▼▼▼

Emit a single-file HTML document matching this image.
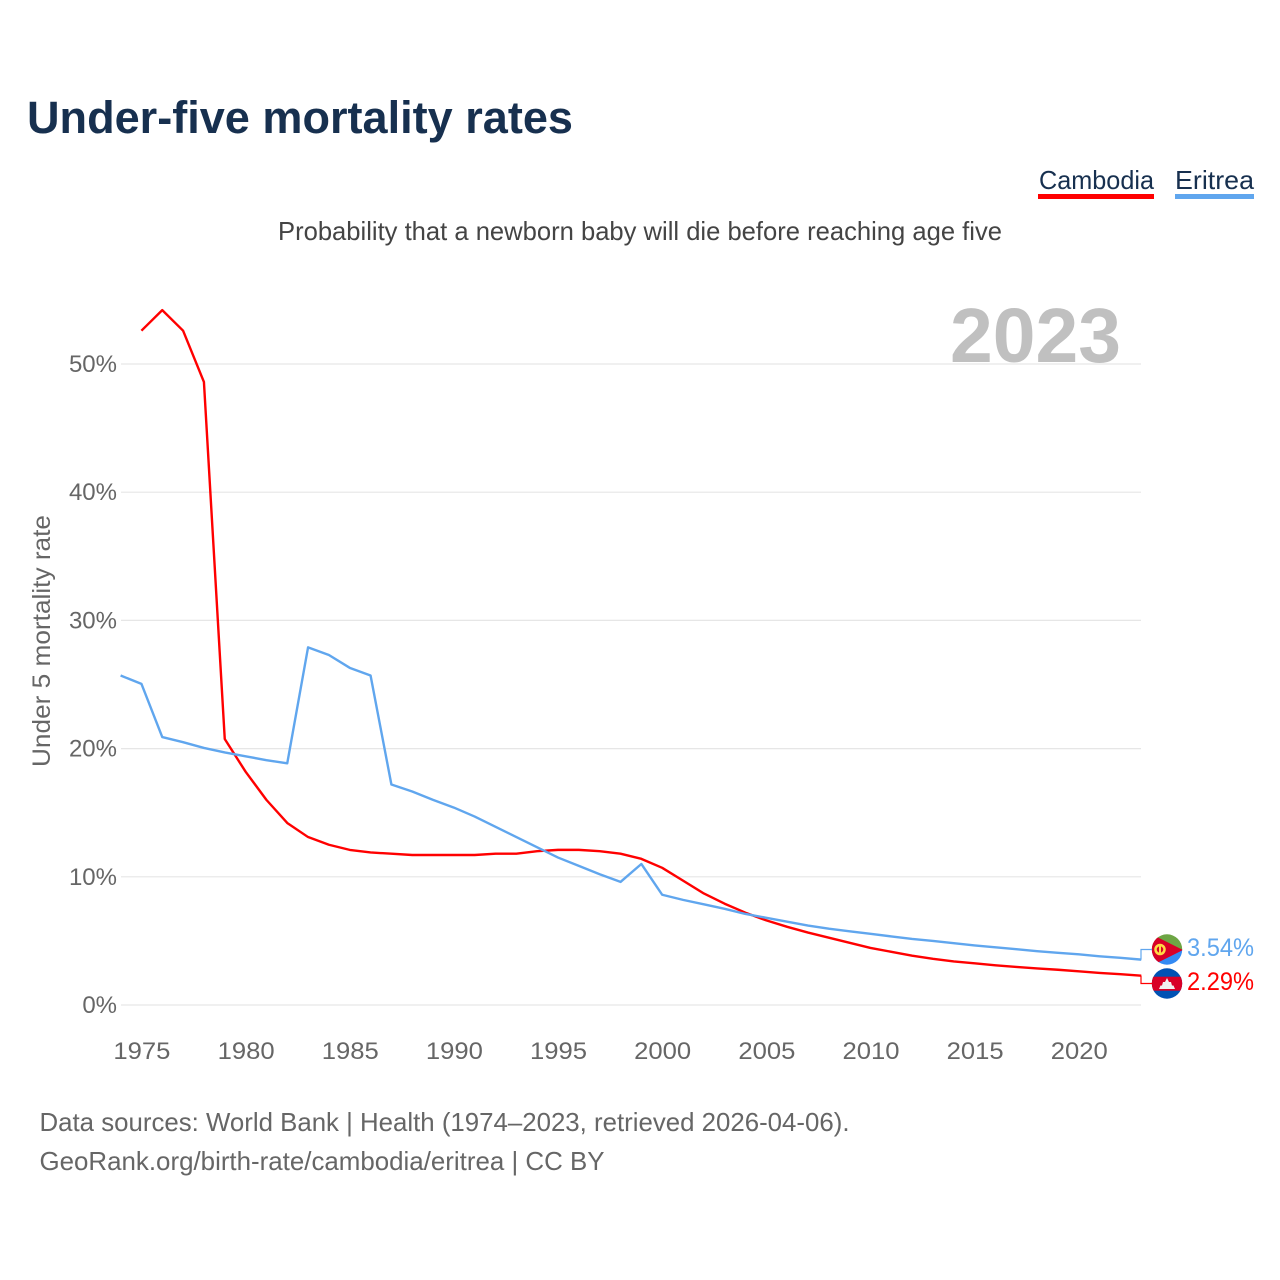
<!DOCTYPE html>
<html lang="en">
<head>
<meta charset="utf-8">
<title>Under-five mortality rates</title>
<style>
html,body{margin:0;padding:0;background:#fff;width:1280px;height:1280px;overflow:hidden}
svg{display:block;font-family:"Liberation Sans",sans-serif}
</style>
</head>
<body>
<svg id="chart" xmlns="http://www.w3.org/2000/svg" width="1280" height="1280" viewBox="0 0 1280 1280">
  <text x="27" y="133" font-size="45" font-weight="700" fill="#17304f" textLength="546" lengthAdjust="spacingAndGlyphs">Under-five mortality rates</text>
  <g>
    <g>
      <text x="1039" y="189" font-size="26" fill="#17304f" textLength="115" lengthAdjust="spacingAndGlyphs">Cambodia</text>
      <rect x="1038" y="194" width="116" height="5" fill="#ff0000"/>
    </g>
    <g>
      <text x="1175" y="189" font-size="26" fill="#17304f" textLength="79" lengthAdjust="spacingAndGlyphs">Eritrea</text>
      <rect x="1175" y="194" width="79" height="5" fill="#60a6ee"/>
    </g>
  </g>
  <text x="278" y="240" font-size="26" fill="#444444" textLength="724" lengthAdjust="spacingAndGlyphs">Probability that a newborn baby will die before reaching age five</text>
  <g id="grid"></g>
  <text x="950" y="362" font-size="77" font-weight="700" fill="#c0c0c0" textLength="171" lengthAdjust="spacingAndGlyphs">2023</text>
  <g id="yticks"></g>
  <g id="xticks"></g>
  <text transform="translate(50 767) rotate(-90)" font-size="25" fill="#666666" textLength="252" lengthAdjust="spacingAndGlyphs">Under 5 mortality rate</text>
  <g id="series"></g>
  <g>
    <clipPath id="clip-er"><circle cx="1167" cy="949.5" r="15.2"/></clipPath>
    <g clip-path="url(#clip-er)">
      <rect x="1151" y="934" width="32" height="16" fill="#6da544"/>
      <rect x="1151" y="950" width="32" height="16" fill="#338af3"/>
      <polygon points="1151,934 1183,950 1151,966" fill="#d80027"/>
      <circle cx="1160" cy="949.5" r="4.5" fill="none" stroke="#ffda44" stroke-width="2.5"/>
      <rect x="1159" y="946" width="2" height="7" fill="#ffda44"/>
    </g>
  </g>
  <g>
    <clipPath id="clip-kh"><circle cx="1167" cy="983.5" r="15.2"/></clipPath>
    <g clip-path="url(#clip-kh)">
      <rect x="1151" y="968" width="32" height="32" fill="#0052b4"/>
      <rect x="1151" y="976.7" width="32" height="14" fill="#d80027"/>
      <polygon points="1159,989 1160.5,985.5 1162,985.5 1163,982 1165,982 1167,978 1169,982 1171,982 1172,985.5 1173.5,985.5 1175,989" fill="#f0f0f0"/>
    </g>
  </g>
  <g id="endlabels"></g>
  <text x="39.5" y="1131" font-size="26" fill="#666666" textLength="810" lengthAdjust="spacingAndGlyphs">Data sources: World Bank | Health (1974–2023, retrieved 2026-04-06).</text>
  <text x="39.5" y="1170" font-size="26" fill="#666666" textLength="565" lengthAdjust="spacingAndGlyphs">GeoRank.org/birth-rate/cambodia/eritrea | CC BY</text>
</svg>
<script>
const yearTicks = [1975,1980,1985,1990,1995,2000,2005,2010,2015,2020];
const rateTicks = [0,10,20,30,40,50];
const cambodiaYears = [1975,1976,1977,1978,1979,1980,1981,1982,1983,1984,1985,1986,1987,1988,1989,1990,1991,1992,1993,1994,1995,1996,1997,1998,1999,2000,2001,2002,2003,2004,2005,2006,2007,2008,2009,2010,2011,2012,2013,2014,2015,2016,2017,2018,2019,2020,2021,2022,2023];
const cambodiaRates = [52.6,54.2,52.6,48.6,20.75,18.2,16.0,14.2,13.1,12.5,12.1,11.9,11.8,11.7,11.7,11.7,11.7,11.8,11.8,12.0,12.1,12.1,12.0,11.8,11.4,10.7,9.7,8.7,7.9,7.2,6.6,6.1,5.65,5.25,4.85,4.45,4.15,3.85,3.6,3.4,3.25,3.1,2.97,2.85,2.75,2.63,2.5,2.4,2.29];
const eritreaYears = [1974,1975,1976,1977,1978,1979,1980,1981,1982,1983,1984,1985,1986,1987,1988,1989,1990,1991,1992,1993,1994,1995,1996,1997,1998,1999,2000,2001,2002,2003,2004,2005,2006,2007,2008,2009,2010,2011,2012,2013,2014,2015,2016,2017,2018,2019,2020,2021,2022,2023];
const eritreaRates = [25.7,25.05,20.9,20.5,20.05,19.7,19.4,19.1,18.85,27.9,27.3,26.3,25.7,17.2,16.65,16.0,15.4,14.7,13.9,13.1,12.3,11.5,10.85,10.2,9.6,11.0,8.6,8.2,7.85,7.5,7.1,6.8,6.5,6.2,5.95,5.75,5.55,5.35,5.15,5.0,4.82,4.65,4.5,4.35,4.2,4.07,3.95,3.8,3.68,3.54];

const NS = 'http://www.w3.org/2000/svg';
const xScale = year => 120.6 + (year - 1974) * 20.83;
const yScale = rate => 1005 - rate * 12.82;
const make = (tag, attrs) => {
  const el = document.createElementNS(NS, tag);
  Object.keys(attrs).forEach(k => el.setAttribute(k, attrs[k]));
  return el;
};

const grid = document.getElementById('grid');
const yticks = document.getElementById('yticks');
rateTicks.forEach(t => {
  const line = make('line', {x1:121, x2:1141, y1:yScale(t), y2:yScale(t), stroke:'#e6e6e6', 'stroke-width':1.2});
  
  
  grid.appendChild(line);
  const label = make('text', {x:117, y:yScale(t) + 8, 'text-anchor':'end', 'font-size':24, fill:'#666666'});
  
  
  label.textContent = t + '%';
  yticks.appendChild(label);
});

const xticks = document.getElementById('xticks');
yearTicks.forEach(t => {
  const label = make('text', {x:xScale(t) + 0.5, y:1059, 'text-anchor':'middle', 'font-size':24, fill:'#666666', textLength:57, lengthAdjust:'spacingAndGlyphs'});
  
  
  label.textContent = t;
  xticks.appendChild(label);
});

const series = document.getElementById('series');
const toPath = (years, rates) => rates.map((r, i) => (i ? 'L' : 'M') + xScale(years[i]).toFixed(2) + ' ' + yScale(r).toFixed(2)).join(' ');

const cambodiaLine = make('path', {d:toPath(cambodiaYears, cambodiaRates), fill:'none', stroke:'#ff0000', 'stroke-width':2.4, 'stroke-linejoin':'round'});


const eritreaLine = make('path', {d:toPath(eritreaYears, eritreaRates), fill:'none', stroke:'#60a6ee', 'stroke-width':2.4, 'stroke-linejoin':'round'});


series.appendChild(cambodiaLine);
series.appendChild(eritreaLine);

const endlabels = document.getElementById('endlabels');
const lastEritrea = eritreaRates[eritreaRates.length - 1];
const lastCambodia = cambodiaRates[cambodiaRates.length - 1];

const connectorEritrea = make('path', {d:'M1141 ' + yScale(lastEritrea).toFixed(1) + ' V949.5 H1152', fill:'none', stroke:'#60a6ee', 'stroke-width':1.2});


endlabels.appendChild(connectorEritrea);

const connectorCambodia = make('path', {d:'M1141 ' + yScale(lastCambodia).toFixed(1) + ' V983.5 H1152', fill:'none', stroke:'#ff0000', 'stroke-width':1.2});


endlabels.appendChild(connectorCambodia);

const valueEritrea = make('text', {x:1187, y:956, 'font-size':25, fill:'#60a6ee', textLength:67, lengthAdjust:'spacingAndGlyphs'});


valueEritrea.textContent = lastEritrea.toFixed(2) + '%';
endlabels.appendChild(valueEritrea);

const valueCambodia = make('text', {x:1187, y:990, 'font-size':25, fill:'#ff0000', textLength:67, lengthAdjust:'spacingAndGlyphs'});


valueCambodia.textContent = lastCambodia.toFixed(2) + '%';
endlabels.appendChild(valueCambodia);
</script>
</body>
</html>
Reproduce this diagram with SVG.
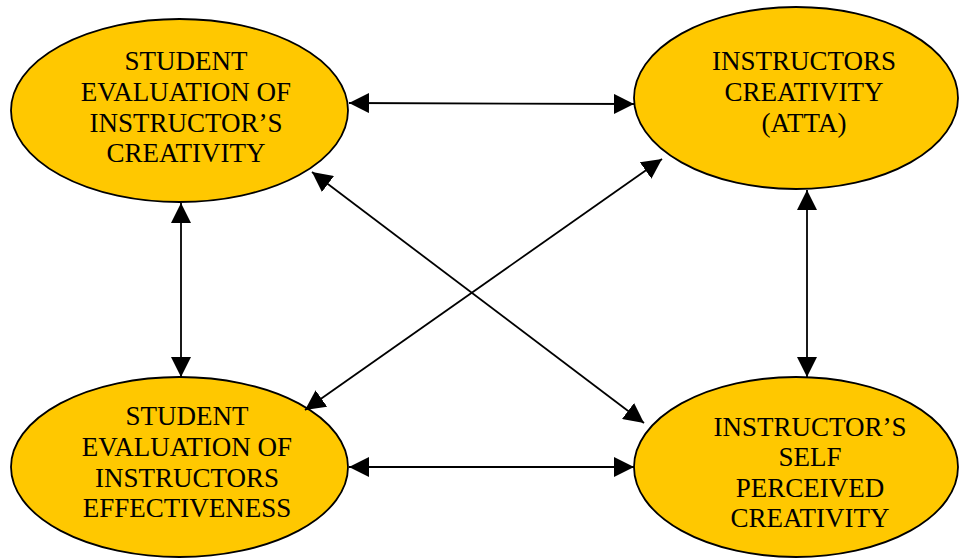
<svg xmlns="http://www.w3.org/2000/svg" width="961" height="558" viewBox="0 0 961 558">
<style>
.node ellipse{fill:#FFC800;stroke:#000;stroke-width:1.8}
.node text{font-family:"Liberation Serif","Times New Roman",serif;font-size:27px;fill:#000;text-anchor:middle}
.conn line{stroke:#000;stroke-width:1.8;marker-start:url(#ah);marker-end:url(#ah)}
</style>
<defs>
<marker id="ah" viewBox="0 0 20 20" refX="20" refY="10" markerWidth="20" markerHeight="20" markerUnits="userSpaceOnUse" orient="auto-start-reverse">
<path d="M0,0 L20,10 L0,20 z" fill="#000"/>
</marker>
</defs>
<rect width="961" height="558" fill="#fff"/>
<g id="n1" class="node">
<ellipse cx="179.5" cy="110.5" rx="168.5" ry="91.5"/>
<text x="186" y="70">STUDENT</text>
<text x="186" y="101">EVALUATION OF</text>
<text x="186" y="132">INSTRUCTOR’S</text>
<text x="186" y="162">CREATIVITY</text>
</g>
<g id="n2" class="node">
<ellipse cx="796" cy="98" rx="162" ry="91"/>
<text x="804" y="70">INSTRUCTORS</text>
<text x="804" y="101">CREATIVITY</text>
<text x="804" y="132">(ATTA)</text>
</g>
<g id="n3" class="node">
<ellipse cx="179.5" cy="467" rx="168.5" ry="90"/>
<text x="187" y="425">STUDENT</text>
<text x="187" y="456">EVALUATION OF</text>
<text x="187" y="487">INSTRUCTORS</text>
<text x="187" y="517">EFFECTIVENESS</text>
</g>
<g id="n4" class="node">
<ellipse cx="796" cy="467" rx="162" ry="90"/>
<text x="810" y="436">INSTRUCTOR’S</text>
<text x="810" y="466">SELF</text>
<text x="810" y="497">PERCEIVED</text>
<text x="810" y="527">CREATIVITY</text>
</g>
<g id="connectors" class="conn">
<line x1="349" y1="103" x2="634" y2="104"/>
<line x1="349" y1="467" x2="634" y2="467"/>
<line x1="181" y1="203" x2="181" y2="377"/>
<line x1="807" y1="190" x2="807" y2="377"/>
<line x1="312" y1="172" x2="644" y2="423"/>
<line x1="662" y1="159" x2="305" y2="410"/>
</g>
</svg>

▲▲▲

▶ WHAT IS REQUIRED: Give the number of lines in the material above that have the word "this" in them, and nothing more.

▶ ANSWER FOR THE TASK: 2